Public Expenditures – A Feast in Times of Crisis

We would like to pay attention to the latest data on employment and salaries in the late 2009, which shows some disturbing public sector tendencies, especially in the public administration.

According to the national statistics’ data, the economy employment marks a 7,5% drop in December in comparison with the year before which is a normal tendency during a crisis. Somewhat encouraging is the interruption of the accelerating falling trend. The annual reduction is remaining at the level of the previous month.

As might be expected, employment by different economic sectors shows greater personnel reductions in the most crisis-affected sectors in Bulgaria. For example the manufacturing industry which is the greatest employer in the economy has a double digit reduction in the second half of the year, which reaches 12% for December on an annual base. Reduction in construction reached 33.3% annually in December (15.3% average annual), the number of employed shrinked dramatically too – 18.1% in December 2009. Tourism, financial sector and real estate brokerage are the other sectors experiencing serious personnel reduction due to low activity.
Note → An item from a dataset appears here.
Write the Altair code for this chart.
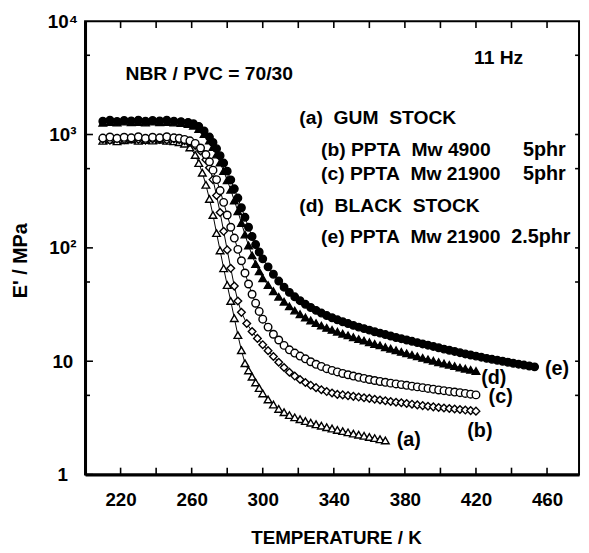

Source: National Statistics Institute, IME calculations

What is striking is the significantly slower employment reduction in the public sector compared to the private. While we have 8.9% employment reduction in December in the private sector, in the public sector it is only 3.3% for the same period. Nevertheless, we have to admit that more serious reduction of the employed is observed from August onward, i.e. since the new government came in office. Till the end of December the employed there have been reduced by 6.8% annually. It is a different issue to what extent employees are discharged or vacant jobs have been closed as is traditionally done when an administration reduction initiative is carried out.

The upper graph shows that the private sector employment is moving together with economic activity, and the reactions of the labor market follow the business environment with a traditional lag of about a year. Since the beginning of 2009 accelerating drop in the private sector employment is observed. We observe an accelerating drop in private sector employment since the beginning of 2009. Even if the real sector starts to recover as forecasted, the reduction will most probably continue throughout 2010 due to delayed reaction of the labor market.

At the same time public employment dynamics show little to no connection with the economy condition. As in 2007 (a high growth year), the last two years score between 1 and 4% employment reduction in the public sector annually without any connection to the economic situation. Public sector personnel has been reduced by barely 6% for the last three years and by even less in the administration (4.7%). The real personnel reduction is even less if closed job vacancies are taken into account.

Amid these tendencies it would be interesting to look at salaries in the economy. The salary dynamics in 2009 de facto illustrate the Dornbusch Sticky Price Model which considers prices and salaries hard to adjust in short term, especially when descending.

Source: National Statistics Institute, IME calculations

In spite of the serious difficulties the national economy faced in 2009 and the mentioned personnel reduction, salaries kept growing last year. Despite a slowdown in the second half, the growth stayed well over 10% annually [1]. It is interesting that the private sector salaries, that should be reacting to the crisis more quickly and strongly, remain relatively stable. This could be explained by the general practice of officially declaring the required professional minimum for insurance contributions and not the whole salary. I.e. if the salary is de facto reduced as predicted, it is not reflected by the national statistics. At the same time the public sector salaries score a slowing growth in 2009.

Especially interesting is the situation with the public administration. The salary growth in the first months of the year reached double digit numbers despite the lack of official salary increase in the budget sector. Actually the salary growth in the second half of the year shrank but stayed positive excluding October and November.

Source: National Statistics Institute, IME calculations

Especially interesting are the remunerations in the public sector in general and the government in particular. The annual private sector remunerations were 3.6% from the average fourth quarter salary and those in the public sector were 6.1%. Despite the 50% public sector remuneration drop in absolute value, their percentage salary share is significantly higher than the private one. Even more striking is the situation in the public administration. Their annual remuneration has reached 10.7% from the salaries in the last quarter. The presence of serious remunerations contradicts the budget sector bonus and pay ban repeatedly announced by the finance minister in 2009. It turns out there have been substantial remunerations despite the ban. Not to mention that some of the payments in the administration are classified as extra payment for certain functions which is not registered in the official statistics and it is possible that higher real remunerations were paid.

Taking everything into account it is obvious why budget salary and remuneration expenditure scored a real growth during a crisis year (see here) despite the serious budget revenue contraction. In this respect we hope the announced administration pay reform which is to start in 2011 to be accompanied by overall administrative maintenance reduction. The declared increase in the permanent part of the salary in the administration, as well as the parallel minimum and maximum profession pay level increase however makes the impression that this reform could again end up with higher administrative expenditure on behalf of all of us, the taxpayers.

[1] Salary growth is in nominal values due to low 2009 inflation (2.8% average annual and 0.6% in December, annual base) which presumes close real change value.